Barack Obama indignantly brands general remarks by President Bush, in which Obama is not even named, an "appalling attack" upon himself. He even gave a press conference to rant against this perceived slander.

But what's really appalling is Senator Obama's ignorance of 20th century Cold War history.

"When Kennedy met with (Soviet leader Nikita) Khrushchev, we were on the brink of nuclear war," lectures Obama, as reported far and wide by a blissfully cooperative press. I haven't seen a single MSM outlet challenge the stunning inaccuracy of Obama's declaration--probably because they haven't bothered to check the facts. And if they have checked, they know that the facts are unfavorable to Obama, therefore unreportable.
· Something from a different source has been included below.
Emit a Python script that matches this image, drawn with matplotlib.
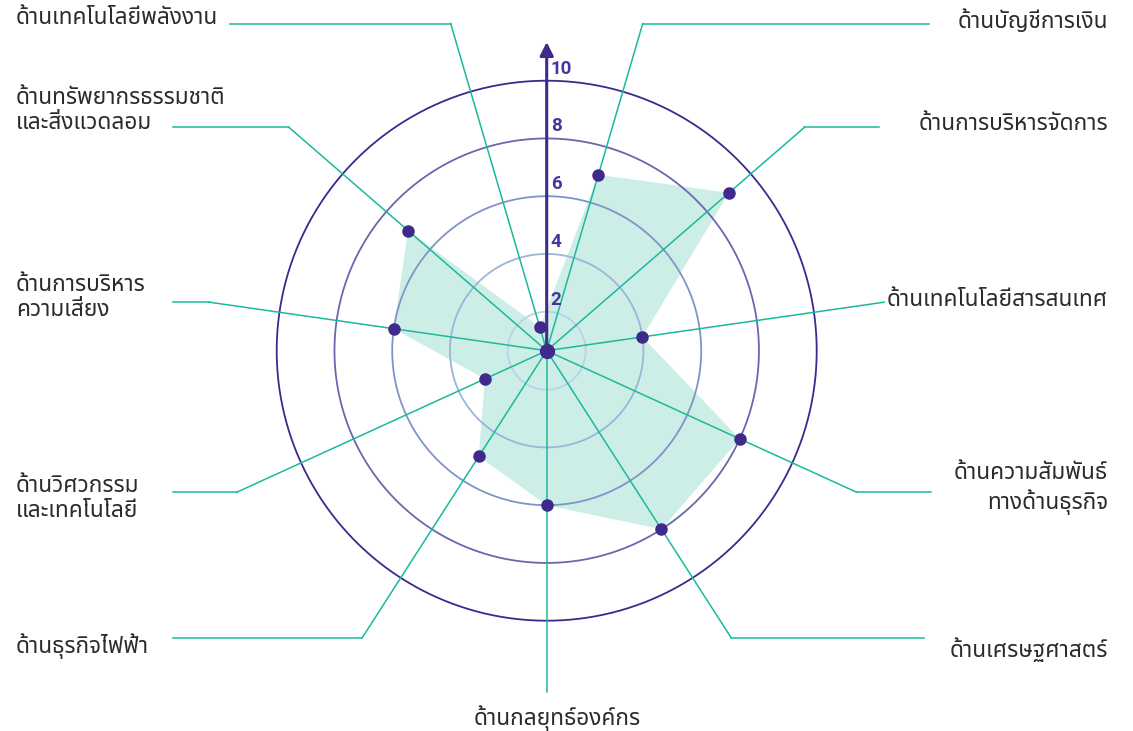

The Vienna Summit was held in June 1961. The U.S. was nowhere near the "brink of nuclear war" at that time. But Khrushchev came away from that meeting with the impression of Kennedy as soft, weak, and easily pushed around. Kennedy realized it, even stated it bluntly to a NY Times reporter, but it was too late to stop the emboldened Soviet premier from pressing forward with his plans for basing Soviet missiles in Cuba, 90 miles from the U.S. mainland.

The direct result of the friendly chat in Vienna in June 1961 was the Cuban Missile Crisis of October 1962. It was the meeting itself that propelled us to "the brink of nuclear war." Now, in light of the facts, tell me how much sense it makes for a hypothetical President Obama to sit down and attempt to smooth things out with Iran's President Mahmoud Ahmadinejad?

Petulance, arrogance, and overweening pride are bad enough character traits in a prospective president. But Obama's astonishing level of historical ignorance is completely unacceptable and outright dangerous in a would-be Commander in Chief, especially during a time of war.